The 21-year limit on the ability of trustees of private trusts to accumulate rather than distribute income will be abolished and a standard perpetuity period of 125 years introduced for all new trusts.

Ian Bradshaw, head of private client at Goodman Derrick, welcomed the change.

“Previously, where you had family trusts earning huge amounts of income on an annual basis, trustees could no longer accumulate income after 21 years,” he said.

“You had to pay out the income, regardless of whether you wanted to or not. There may be occasions when it could be unhelpful, for example if beneficiaries were too young or they had drug or alcohol problems or had joined a religious sect.”

Bradshaw also welcomed simplification of the rules on perpetuity periods, though he said most trusts were not caught by the existing limit, which in most cases is 80 years.

Caroline Kirby, private client partner at Farrer & Co, said the change in the rules on accumulations would give trustees more ability to filter the flow of funds to beneficiaries.

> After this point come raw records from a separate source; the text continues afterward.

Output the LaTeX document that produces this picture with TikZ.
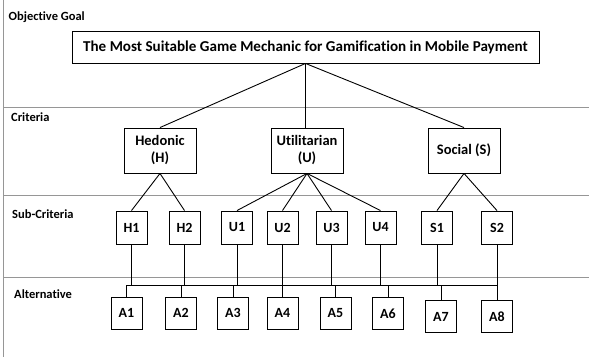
\documentclass[tikz,border=0pt]{standalone}
\usepackage{fontspec}
\setmainfont{Carlito}[Ligatures={NoCommon}]
\usetikzlibrary{positioning}
\definecolor{sepgray}{RGB}{150,150,150}
\tikzset{
  goalbox/.style={rectangle, draw, line width=0.9pt, minimum width=467pt,
    minimum height=32pt, inner sep=0pt, font=\bfseries\fontsize{15.1}{17}\selectfont},
  critbox/.style={rectangle, draw, line width=0.9pt, minimum width=72pt,
    minimum height=45pt, inner sep=0pt, align=center,
    font=\bfseries\fontsize{14.5}{17}\selectfont},
  subbox/.style={rectangle, draw, line width=0.9pt, minimum width=31pt,
    minimum height=33pt, inner sep=0pt, font=\bfseries\fontsize{14}{16}\selectfont},
  altbox/.style={subbox, minimum height=32pt},
  levellabel/.style={anchor=west, inner sep=0pt, font=\bfseries\fontsize{12.5}{14}\selectfont},
  sepline/.style={sepgray, line width=0.7pt},
  link/.style={line width=0.9pt, black}
}
\begin{document}
\begin{tikzpicture}[x=1pt, y=-1pt]
  \useasboundingbox (0,0) rectangle (589,358);

  % Level separators
  \draw[sepline] (3.5,0) -- (3.5,357);
  \foreach \ly in {107,195,277} {
    \draw[sepline] (3.5,\ly) -- (589,\ly);
  }

  % Level labels
  \node[levellabel] (lgoal) at (8.5,17) {Objective Goal};
  \node[levellabel] (lcrit) at (11,117) {Criteria};
  \node[levellabel] (lsub) at (12,214) {Sub-Criteria};
  \node[levellabel] (lalt) at (14,294) {Alternative};

  % Goal
  \node[goalbox] (goal) at (305.5,47) {The Most Suitable Game Mechanic for Gamification in Mobile Payment};

  % Criteria
  \node[critbox] (hed) at (160,150.5) {Hedonic\\(H)};
  \node[critbox] (uti) at (307,150.5) {Utilitarian\\(U)};
  \node[critbox] (soc) at (464,150.5) {Social (S)};

  % Sub-criteria
  \node[subbox] (h1) at (131.5,227.5) {H1};
  \node[subbox] (h2) at (184.5,227.5) {H2};
  \node[subbox] (u1) at (237,227.5) {U1};
  \node[subbox] (u2) at (282.5,227.5) {U2};
  \node[subbox] (u3) at (331.5,227.5) {U3};
  \node[subbox] (u4) at (380.5,227.5) {U4};
  \node[subbox] (s1) at (437,227.5) {S1};
  \node[subbox] (s2) at (497,227.5) {S2};

  % Alternatives
  \node[altbox] (a1) at (126.5,313) {A1};
  \node[altbox] (a2) at (181,313) {A2};
  \node[altbox] (a3) at (233,313) {A3};
  \node[altbox] (a4) at (282.5,313) {A4};
  \node[altbox] (a5) at (335.5,313.5) {A5};
  \node[altbox] (a6) at (388,313.5) {A6};
  \node[altbox] (a7) at (441,316.5) {A7};
  \node[altbox] (a8) at (497,316.5) {A8};

  % Goal to criteria
  \draw[link] (goal.south) -- (hed.north);
  \draw[link] (goal.south) -- (goal.south |- uti.north);
  \draw[link] (goal.south) -- (soc.north);

  % Criteria to sub-criteria
  \draw[link] (hed.south) -- (h1.north);
  \draw[link] (hed.south) -- (h2.north);
  \foreach \s in {u1,u2,u3,u4} {
    \draw[link] (uti.south) -- (\s.north);
  }
  \draw[link] (soc.south) -- (s1.north);
  \draw[link] (soc.south) -- (s2.north);

  % Bus between sub-criteria and alternatives
  \coordinate (busw) at (126.5,285);
  \coordinate (buse) at (497,285);
  \draw[link] (busw) -- (buse);
  \foreach \s in {h1,h2,u1,u2,u3,u4,s1,s2} {
    \draw[link] (\s.south) -- (\s.south |- busw);
  }
  \foreach \a in {a1,a2,a3,a4,a5,a6,a7,a8} {
    \draw[link] (\a.north |- busw) -- (\a.north);
  }
\end{tikzpicture}
\end{document}
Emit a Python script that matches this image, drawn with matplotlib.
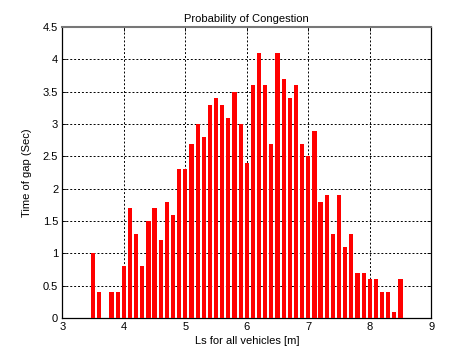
import numpy as np
import matplotlib
matplotlib.use("Agg")
import matplotlib.pyplot as plt

plt.rcParams['font.family'] = ['Liberation Sans', 'DejaVu Sans']

# bar centers (Ls, m) and heights (gap time, sec)
ls = [3.5, 3.6, 3.8, 3.9, 4.0, 4.1, 4.2, 4.3, 4.4, 4.5, 4.6, 4.7, 4.8, 4.9,
      5.0, 5.1, 5.2, 5.3, 5.4, 5.5, 5.6, 5.7, 5.8, 5.9, 6.0, 6.1, 6.2, 6.3,
      6.4, 6.5, 6.6, 6.7, 6.8, 6.9, 7.0, 7.1, 7.2, 7.3, 7.4, 7.5, 7.6, 7.7,
      7.8, 7.9, 8.0, 8.1, 8.2, 8.3, 8.4, 8.5]
gap = [1.0, 0.4, 0.4, 0.4, 0.8, 1.7, 1.3, 0.8, 1.5, 1.7, 1.2, 1.8, 1.6, 2.3,
       2.3, 2.7, 3.0, 2.8, 3.3, 3.4, 3.3, 3.1, 3.5, 3.0, 2.4, 3.6, 4.1, 3.6,
       2.7, 4.1, 3.7, 3.4, 3.6, 2.7, 2.5, 2.9, 1.8, 1.9, 1.3, 1.9, 1.1, 1.3,
       0.7, 0.7, 0.6, 0.6, 0.4, 0.4, 0.1, 0.6]

xticks = [3, 4, 5, 6, 7, 8, 9]
yticks = [0, 0.5, 1, 1.5, 2, 2.5, 3, 3.5, 4, 4.5]
ytick_labels = ['0', '0.5', '1', '1.5', '2', '2.5', '3', '3.5', '4', '4.5']

fig = plt.figure(figsize=(4.76, 3.57), dpi=100)
ax = fig.add_axes([0.131, 0.109, 0.775, 0.815])

ax.bar(ls, gap, width=0.068, color='#ff0000', edgecolor='none', zorder=3)

ax.set_xlim(3, 9)
ax.set_ylim(0, 4.5)
ax.set_xticks(xticks)
ax.set_yticks(yticks)
ax.set_yticklabels(ytick_labels)
ax.tick_params(direction='in', length=3, width=0.6, labelsize=8, pad=3,
               top=True, right=True)
ax.grid(True, color='black', linestyle=(0, (2, 2)), linewidth=0.7, zorder=1)
for s in ax.spines.values():
    s.set_linewidth(0.9)
    s.set_color('black')
ax.spines['top'].set_color('#777777')
ax.spines['top'].set_linewidth(1.5)

ax.set_title('Probability of Congestion', fontsize=8, pad=4)
ax.set_xlabel('Ls for all vehicles [m]', fontsize=8, labelpad=3)
ax.set_ylabel('Time of gap (Sec)', fontsize=8, labelpad=8)

fig.savefig('out.png', dpi=100)
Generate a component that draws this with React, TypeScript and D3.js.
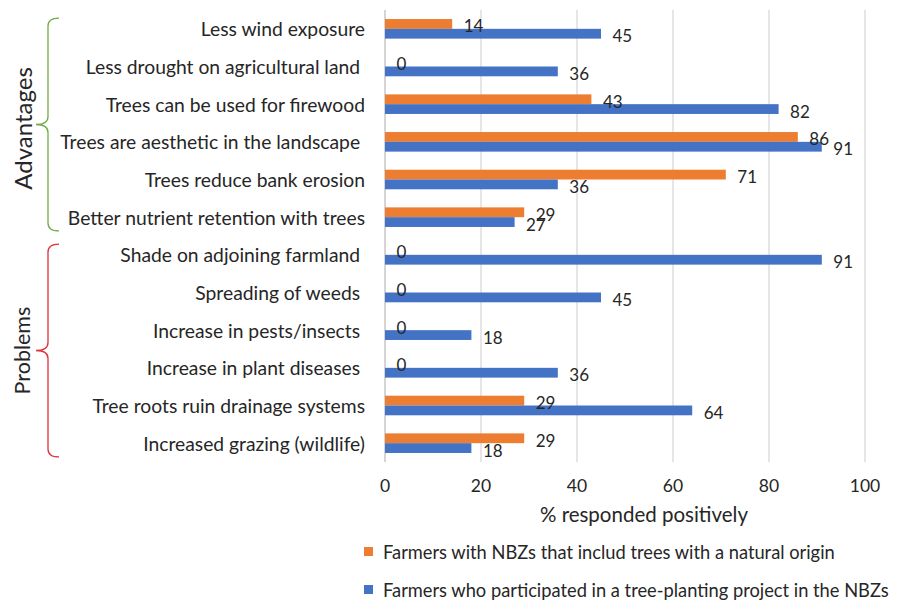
import React from "react";
import * as d3 from "d3";

// Survey responses (% of farmers answering positively)
const categories = [
  "Less wind exposure",
  "Less drought on agricultural land ",
  "Trees can be used for firewood",
  "Trees are aesthetic in the landscape ",
  "Trees reduce bank erosion",
  "Better nutrient retention with trees",
  "Shade on adjoining farmland ",
  "Spreading of weeds ",
  "Increase in pests/insects ",
  "Increase in plant diseases ",
  "Tree roots ruin drainage systems",
  "Increased grazing (wildlife)",
];

const naturalOrigin = [14, 0, 43, 86, 71, 29, 0, 0, 0, 0, 29, 29];
const plantingProject = [45, 36, 82, 91, 36, 27, 91, 45, 18, 36, 64, 18];

const seriesNames = [
  "Farmers with NBZs that includ trees with a natural origin",
  "Farmers who participated in a tree-planting project in the NBZs",
];
const seriesColors = ["#ED7D31", "#4472C4"];

const xTicks = [0, 20, 40, 60, 80, 100];

const groups = [
  { name: "Advantages", first: 0, last: 5, color: "#70AD47", size: 24, shift: 4 },
  { name: "Problems", first: 6, last: 11, color: "#E0303A", size: 21.5, shift: 0 },
];

const FONT = "Lato, 'Open Sans', sans-serif";
const TEXT = "#262626";

export default function App() {
  const W = 921;
  const H = 600;
  const x = d3.scaleLinear().domain([0, 100]).range([385, 865]);
  const y = d3
    .scaleBand<string>()
    .domain(categories)
    .range([10, 462])
    .paddingInner(0.48)
    .paddingOuter(0.24);
  const sub = d3
    .scaleBand<number>()
    .domain([0, 1])
    .range([0, y.bandwidth()]);
  const series = [naturalOrigin, plantingProject];

  const bracePath = (top: number, bottom: number, tipX: number, lineX: number, endX: number) => {
    const mid = (top + bottom) / 2;
    const r = 8;
    return [
      `M${endX},${top}`,
      `Q${lineX},${top} ${lineX},${top + r}`,
      `L${lineX},${mid - r}`,
      `Q${lineX},${mid} ${tipX},${mid}`,
      `Q${lineX},${mid} ${lineX},${mid + r}`,
      `L${lineX},${bottom - r}`,
      `Q${lineX},${bottom} ${endX},${bottom}`,
    ].join(" ");
  };

  return (
    <svg
      width={W}
      height={H}
      style={{ position: "absolute", left: 0, top: 0, background: "#fff" }}
      fontFamily={FONT}
    >
      {/* vertical gridlines */}
      {xTicks.map((t) => (
        <line
          key={t}
          x1={x(t)}
          x2={x(t)}
          y1={10}
          y2={462}
          stroke={t === 0 ? "#BFBFBF" : "#D9D9D9"}
          strokeWidth={1.3}
        />
      ))}

      {/* bars */}
      {categories.map((c, i) => (
        <g key={c} transform={`translate(0,${y(c)})`}>
          {series.map((vals, s) => (
            <rect
              key={s}
              x={x(0)}
              y={sub(s)}
              width={x(vals[i]) - x(0)}
              height={sub.bandwidth()}
              fill={seriesColors[s]}
            />
          ))}
        </g>
      ))}

      {/* value labels */}
      {categories.map((c, i) =>
        series.map((vals, s) => (
          <text
            key={`${c}-${s}`}
            x={x(vals[i]) + 11.5}
            y={(y(c) as number) + (sub(s) as number) + sub.bandwidth() / 2 + 2}
            dominantBaseline="central"
            fontSize={17}
            fill={TEXT}
          >
            {vals[i]}
          </text>
        ))
      )}

      {/* category labels */}
      {categories.map((c) => (
        <text
          key={c}
          x={365}
          y={(y(c) as number) + y.bandwidth() / 2}
          textAnchor="end"
          dominantBaseline="central"
          fontSize={19.3}
          fill={TEXT}
          style={{ whiteSpace: "pre" }}
        >
          {c}
        </text>
      ))}

      {/* x axis ticks */}
      {xTicks.map((t) => (
        <text
          key={t}
          x={x(t)}
          y={485}
          textAnchor="middle"
          dominantBaseline="central"
          fontSize={17.5}
          fill={TEXT}
        >
          {t}
        </text>
      ))}
      <text
        x={644}
        y={514}
        textAnchor="middle"
        dominantBaseline="central"
        fontSize={20.5}
        fill={TEXT}
      >
        % responded positively
      </text>

      {/* legend */}
      {seriesNames.map((n, s) => (
        <g key={n} transform={`translate(364,${552 + s * 38})`}>
          <rect x={0} y={-5} width={9} height={9} fill={seriesColors[s]} />
          <text x={19} y={0} dominantBaseline="central" fontSize={18.3} fill={TEXT}>
            {n}
          </text>
        </g>
      ))}

      {/* group braces */}
      {groups.map((g) => {
        const top = (y(categories[g.first]) as number) - 1;
        const bottom = (y(categories[g.last]) as number) + y.bandwidth() + 4;
        const mid = (top + bottom) / 2;
        return (
          <g key={g.name}>
            <path
              d={bracePath(top, bottom, 36, 48, 59)}
              fill="none"
              stroke={g.color}
              strokeWidth={1.3}
            />
            <text
              transform={`translate(22,${mid + g.shift}) rotate(-90)`}
              textAnchor="middle"
              dominantBaseline="central"
              fontSize={g.size}
              fill={TEXT}
            >
              {g.name}
            </text>
          </g>
        );
      })}
    </svg>
  );
}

She gave the example of assets in a family company being put in a trust for the benefit of grandchildren. If the shares greatly increased in income, trustees might have to distribute large amounts of income to young beneficiaries.

“Some may not be very mature,” she said. “They might not be capable of dealing with large amounts of income. The situation acted as a disincentive for some people in setting up a trust.”

“It’s a great improvement on what we had. The trust fund can grow and the trustees retain their discretion.”

The Act retains the existing 21-year limit on accumulations for charitable trusts. Any change would need the permission of the courts or the Charity Commission.